A Causal Framework to Measure and Mitigate Non-binary Treatment Discrimination
Ayan Majumdar, Deborah D. Kanubala, Kavya Gupta, Isabel Valera
TL;DR
The paper addresses the gap that fairness analyses in algorithmic decision-making often treat decisions as binary and overlook non-binary, controllable treatment decisions that influence outcomes. It introduces a causal framework that separates decision-subject covariates $X$ from treatment decisions $Z$, enabling measurement of treatment disparities via total and direct effects (TTD/DTD) and their downstream impact (TTD-E/DTD-E) using counterfactual reasoning.

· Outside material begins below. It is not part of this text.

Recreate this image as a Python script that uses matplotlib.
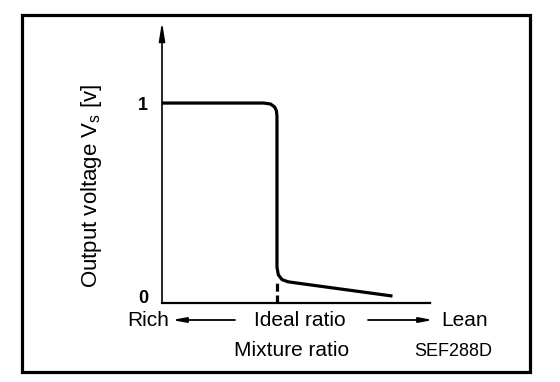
import matplotlib
matplotlib.use("Agg")
import matplotlib.pyplot as plt
from matplotlib.patches import Rectangle

plt.rcParams["font.family"] = ["Liberation Sans", "DejaVu Sans"]
plt.rcParams["mathtext.fontset"] = "custom"
plt.rcParams["mathtext.rm"] = "Liberation Sans"

# Curva de salida del sensor de O2
mezcla = [0, 20, 38, 40.5, 42.0, 42.7, 42.9, 42.9, 43.4, 44.8, 47.0, 50.0, 86.0]
voltaje = [1.0, 1.0, 1.0, 0.995, 0.98, 0.96, 0.93, 0.15, 0.11, 0.085, 0.074, 0.068, 0.0]
ideal = 42.9
y_ticks = [0, 1]
y_labels = ["0", "1"]

W, H = 560, 382


def fx(px):
    return px / W


def fy(py):
    return 1 - py / H


fig = plt.figure(figsize=(W / 100, H / 100), dpi=100)
ax = fig.add_axes([fx(162), fy(303), fx(430) - fx(162), fy(22) - fy(303)])
ax.set_xlim(0, 100)
ax.set_ylim(-0.036, 1.42)

ax.plot(mezcla, voltaje, color="black", lw=2.3, solid_capstyle="butt",
        solid_joinstyle="round")
ax.plot([ideal, ideal], [-0.036, 0.07], color="black", lw=2.3,
        ls=(0, (2.5, 1.2)))

for s in ["top", "right", "left"]:
    ax.spines[s].set_visible(False)
ax.spines["bottom"].set_linewidth(1.6)
ax.annotate("", xy=(0, 1), xytext=(0, 0), xycoords="axes fraction",
            arrowprops=dict(arrowstyle="-|>,head_length=1.1,head_width=0.18",
                            color="black", lw=1.2, shrinkA=0, shrinkB=0))

ax.set_xticks([])
ax.set_yticks(y_ticks)
ax.set_yticklabels(y_labels, fontsize=13, fontweight="bold")
ax.tick_params(axis="y", length=0, pad=10)

fig.text(fx(91), fy(186), "Output voltage V$_{\\mathregular{s}}$ [v]",
         rotation=90, ha="center", va="center", fontsize=16)

fila = fy(320)
fig.text(fx(148), fila, "Rich", ha="center", va="center", fontsize=15)
fig.text(fx(300), fila, "Ideal ratio", ha="center", va="center", fontsize=15)
fig.text(fx(465), fila, "Lean", ha="center", va="center", fontsize=15)
flecha = dict(arrowstyle="-|>,head_length=0.8,head_width=0.15", color="black",
              lw=1.3, shrinkA=0, shrinkB=0)
fig.add_artist(plt.Annotation("", xy=(fx(172), fila), xytext=(fx(235), fila),
                              xycoords="figure fraction", arrowprops=flecha))
fig.add_artist(plt.Annotation("", xy=(fx(433), fila), xytext=(fx(368), fila),
                              xycoords="figure fraction", arrowprops=flecha))
fig.text(fx(292), fy(350), "Mixture ratio", ha="center", va="center", fontsize=15)
fig.text(fx(453), fy(352), "SEF288D", ha="center", va="center", fontsize=13)

fig.add_artist(Rectangle((fx(21.5), fy(371.5)), fx(529.5) - fx(21.5),
                         fy(14.5) - fy(371.5), transform=fig.transFigure,
                         fill=False, lw=2.3, edgecolor="black"))

fig.savefig("out.png", dpi=100)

The approach leverages causal normalizing flows (CNF) to estimate counterfactual treatments and outcomes, including path-specific effects, while outlining assumptions and practical considerations. It further proposes a data-driven preprocessing mitigation to create treatment-fair datasets and fair risk scores, and validates the framework on four lending datasets, revealing disparities not remedied by standard predictive fairness and demonstrating potential gains from treatment-level mitigation. Overall, the work highlights the necessity of incorporating non-binary treatment decisions into fairness analyses to better align automated decision-making with multiple stakeholder utilities and societal values.
Abstract
Fairness studies of algorithmic decision-making systems often simplify complex decision processes, such as bail or loan approvals, into binary classification tasks. However, these approaches overlook that such decisions are not inherently binary (e.g., approve or not approve bail or loan); they also involve non-binary treatment decisions (e.g., bail conditions or loan terms) that can influence the downstream outcomes (e.g., loan repayment or reoffending). In this paper, we argue that non-binary treatment decisions are integral to the decision process and controlled by decision-makers and, therefore, should be central to fairness analyses in algorithmic decision-making. We propose a causal framework that extends fairness analyses and explicitly distinguishes between decision-subjects' covariates and the treatment decisions. This specification allows decision-makers to use our framework to (i) measure treatment disparity and its downstream effects in historical data and, using counterfactual reasoning, (ii) mitigate the impact of past unfair treatment decisions when automating decision-making. We use our framework to empirically analyze four widely used loan approval datasets to reveal potential disparity in non-binary treatment decisions and their discriminatory impact on outcomes, highlighting the need to incorporate treatment decisions in fairness assessments. Moreover, by intervening in treatment decisions, we show that our framework effectively mitigates treatment discrimination from historical data to ensure fair risk score estimation and (non-binary) decision-making processes that benefit all stakeholders.